Just 4 years ago, there were a little more than 10,000 railcars moving fuel in the US. In 2013 that figure has risen to 400,000.
The IEA further states that despite pipeline accidents spilling out more fuel, the risk of a train spill happening is six times greater than that of pipelines.
So essentially, an increasing amount of fuel being transported by train could lead to more derailments and potentially higher volumes of fuel being spilled.
In Canada, it appears that the trend is already happening.
The Canadian Railway Association reports that the number of railcars moving oil across Canada skyrocketed from 500 to 140,000 between 2009 and 2013.
The amount of fuel spilled by trains is also six-times higher than pipelines according to Canada’s National Energy Board.
Old Pipelines are to Blame
The risk in pipeline-related spills has a lot to do with outdated technology that was used to build them.

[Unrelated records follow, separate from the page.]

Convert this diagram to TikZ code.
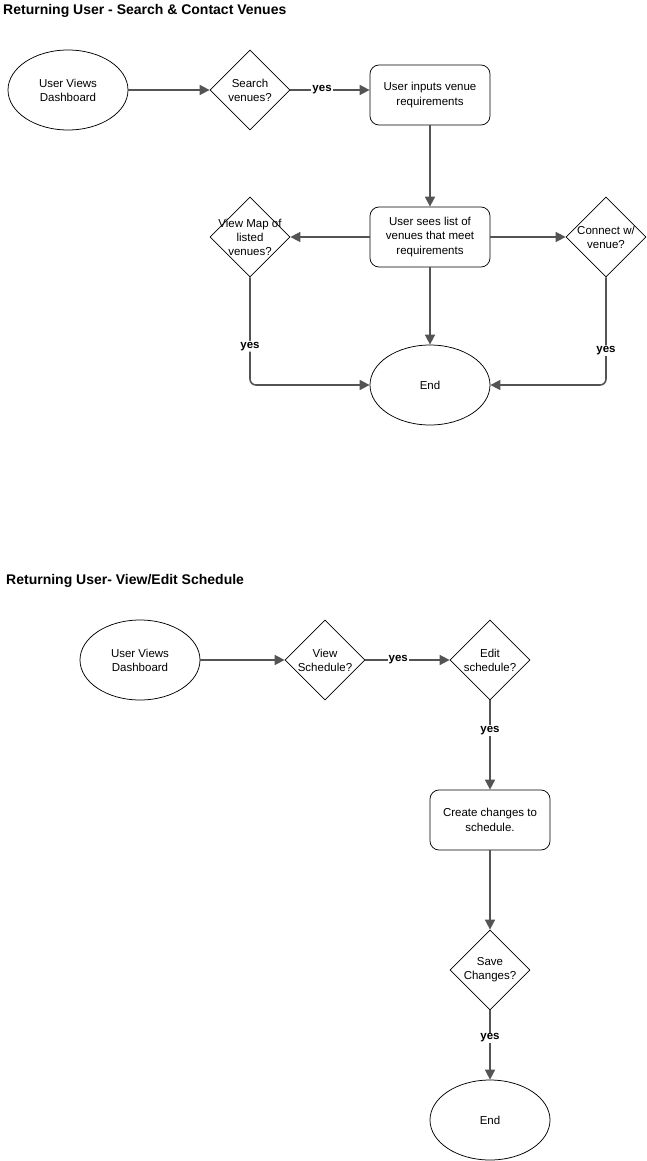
\documentclass[tikz,border=0pt]{standalone}
\usepackage{fontspec}
\setmainfont{Liberation Sans}
\usetikzlibrary{shapes.geometric,arrows.meta}

\begin{document}
\begin{tikzpicture}[
        x=1pt, y=-1pt,
        start/.style={ellipse, draw, line width=0.75pt, minimum width=120pt, minimum height=80pt, align=center, font=\fontsize{11.5}{14}\selectfont},
        decision/.style={diamond, draw, line width=0.75pt, aspect=1, minimum size=80pt, inner sep=-8pt, align=center, font=\fontsize{11.5}{14}\selectfont},
        process/.style={rectangle, draw, line width=0.75pt, rounded corners=9pt, minimum width=120pt, minimum height=60pt, align=center, font=\fontsize{11.5}{14.5}\selectfont},
        flow/.style={draw=black!67, line width=1.6pt, -{Triangle[length=10pt,width=10pt]}},
        edge_label/.style={fill=white, inner sep=1pt, font=\fontsize{11.5}{14}\selectfont\bfseries},
        title/.style={anchor=west, inner sep=0pt, font=\fontsize{14}{16}\selectfont\bfseries}
    ]
        \useasboundingbox (0,0) rectangle (646,1161);

        % Flow 1: search venues, then look at the map or contact a venue
        \node[start] (search_start) at (68,90) {User Views\\Dashboard};
        \node[decision] (search_dec) at (250,90) {Search\\venues?};
        \node[process] (input_box) at (430,95) {User inputs venue\\requirements};
        \node[process] (list_box) at (430,237) {User sees list of\\venues that meet\\requirements};
        \node[decision] (map_dec) at (250,237) {View Map of\\listed\\venues?};
        \node[decision] (connect_dec) at (606,237) {Connect w/\\venue?};
        \node[start] (search_end) at (430,385) {End};
        \draw[flow] (search_start) -- (search_dec);
        \draw[flow] (search_dec) -- (search_dec -| input_box.west) node[edge_label, pos=0.4] {yes};
        \draw[flow] (input_box) -- (list_box);
        \draw[flow] (list_box) -- (map_dec);
        \draw[flow] (list_box) -- (connect_dec);
        \draw[flow] (list_box) -- (search_end);
        \draw[flow, rounded corners=6pt] (map_dec) |- (search_end) node[edge_label, pos=0.32] {yes};
        \draw[flow, rounded corners=6pt] (connect_dec) |- (search_end) node[edge_label, pos=0.34] {yes};

        % Flow 2: view the schedule, edit it and save
        \node[start] (sched_start) at (140,660) {User Views\\Dashboard};
        \node[decision] (view_dec) at (325,660) {View\\Schedule?};
        \node[decision] (edit_dec) at (490,660) {Edit\\schedule?};
        \node[process] (change_box) at (490,820) {Create changes to\\schedule.};
        \node[decision] (save_dec) at (490,970) {Save\\Changes?};
        \node[start] (sched_end) at (490,1120) {End};
        \draw[flow] (sched_start) -- (view_dec);
        \draw[flow] (view_dec) -- (edit_dec) node[edge_label, pos=0.39] {yes};
        \draw[flow] (edit_dec) -- (change_box) node[edge_label, pos=0.34] {yes};
        \draw[flow] (change_box) -- (save_dec);
        \draw[flow] (save_dec) -- (sched_end) node[edge_label, pos=0.4] {yes};

        % Labels
        \node[title] (search_title) at (3,11) {Returning User - Search \& Contact Venues};
        \node[title] (sched_title) at (6,581) {Returning User- View/Edit Schedule};

    \end{tikzpicture}
\end{document}
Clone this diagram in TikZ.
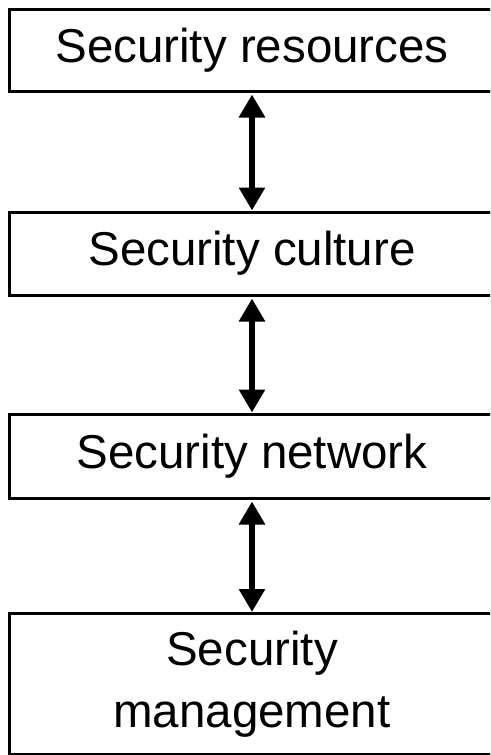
\documentclass[tikz,border=0pt]{standalone}
\usepackage{fontspec}
\setmainfont{Liberation Sans}
\usetikzlibrary{arrows.meta}
\begin{document}
\begin{tikzpicture}[x=1pt,y=-1pt,
  box/.style={draw=black,line width=3pt,fill=white,inner sep=0pt,minimum width=486pt,align=center,
    font=\fontsize{47.5}{62}\selectfont},
  link/.style={line width=6.5pt,{Triangle[width=25pt,length=23pt]}-{Triangle[width=25pt,length=23pt]},shorten <=2pt,shorten >=0pt}]
\useasboundingbox (0,0) rectangle (490,755);
\begin{scope}
\clip (0,0) rectangle (490,755);
\node[box,minimum height=82pt] (b1) at (252,50) {Security resources};
\node[box,minimum height=83pt] (b2) at (252,253.5) {Security culture};
\node[box,minimum height=84pt] (b3) at (252,456) {Security network};
\node[box,minimum height=141pt] (b4) at (252,684) {Security\\management};
\end{scope}
\draw[link] (b1.south) -- (b2.north);
\draw[link] (b2.south) -- (b3.north);
\draw[link] (b3.south) -- (b4.north);
\end{tikzpicture}
\end{document}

Out of the 182,500 miles of liquid fuel pipelines snaking throughout the US, more than a quarter of them were built prior to 1970 with what was called low-frequency, electric-resistance welded pipe.
Metal sheets were bent to form a tube then the edges were heated with a low-frequency electric current to weld them lengthwise.
Such welds were known to leave defects in seams that made them susceptible to corrosion and cracks, as was the case with both the Exxon Mobil spill in Arkansas and the Chevron spill in Utah last Spring (I talk more about this in an article here).
All this points to a strengthening argument to get new pipeline projects like TransCanada Corp’s (NYSE:TRP) Keystone XL and Enbridge’s (NYSE:ENB) Northern Gateway approved to replace an ever-aging and vulnerable infrastructure.
While I’m not saying that we should do away with railcars (quite the opposite in fact, since we need to offer more ways to bring fuel to consumers), lawmakers and conservationists shouldn’t view pipelines as high-risk alternatives to trains – especially since accidents in the past were linked to obsolete technology.
Of course, any new technology won’t be fool proof and all risks should be considered…
But doing nothing about a fuel transport system that’s well past its expiry date is far more dangerous.